The coated SMF with a length of 500 mm was placed along a scaled ruler and marked with markers at intervals of 100 mm. Then, the polymer coat was removed periodically along the mark with a wire stripper without damaging other coatings, as shown in Figure 7a; after which, the periodical coated and uncoated SMF sample was employed to measure its Young’s modulus distribution along the optical fiber axis by applying a weight of 30 g to the fiber end. As shown in Figure 7b, the strain-induced wavelength shift in the backscattering spectrum was periodically changed by about 28.33 pm along the optical fiber axis, which indicated the damage degree in the optical fiber sample. As a result, as shown in Figure 7c, Young’s modulus distribution was also periodically changed along the optical fiber axis, and Young’s modulus within the uncoated fiber section was higher than that within the coated fiber section.
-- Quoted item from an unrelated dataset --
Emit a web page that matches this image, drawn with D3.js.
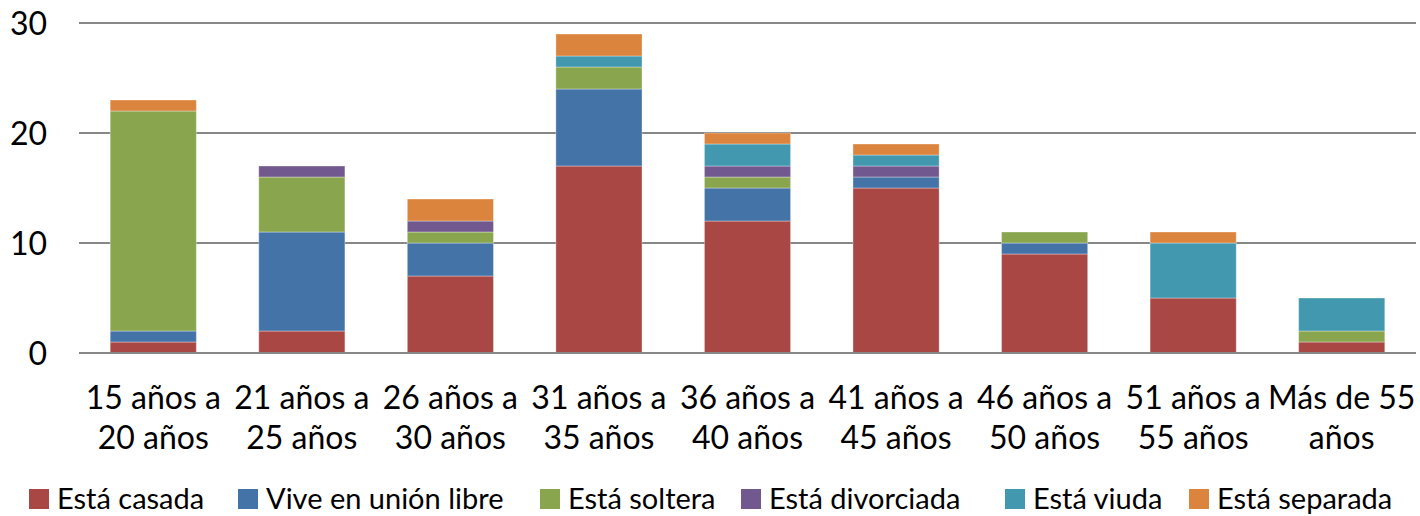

Obviously, the distributed measurement of Young’s modulus in the optical fiber was realized by use of the OFDR system illustrated in Figure 1.

4. Conclusions

In conclusion, a nondestructive measurement method based on an OFDR was successfully demonstrated to achieve Young’s modulus of the optical fiber. Such a method can be used to measure Young’s modulus distribution along the optical fiber axis. In contrast, traditional methods [4,5,6,7] can only be used to measure the averaged Young’s modulus within the measured fiber length. Moreover, no optical fiber was destroyed during our Young’s modulus measurements. Young’s modulus distribution of the coated and uncoated SMF samples were successfully achieved along the optical fiber axis with their average Young’s modulus being 13.75 ± 0.14 and 71.63 ± 0.43 Gpa, respectively, within the measured fiber length of 500 mm. The measured Young’s modulus distribution, corresponding to the wavelength shift distribution of the backscattering spectrum, along the optical fiber axis could be used to analyze not only the characteristics of the specialty optical fibers but also the damage degree in the fiber, which is very useful to nondestructively estimate the service life of optical fiber sensors immersed into the smart engineer structures and marine health structures.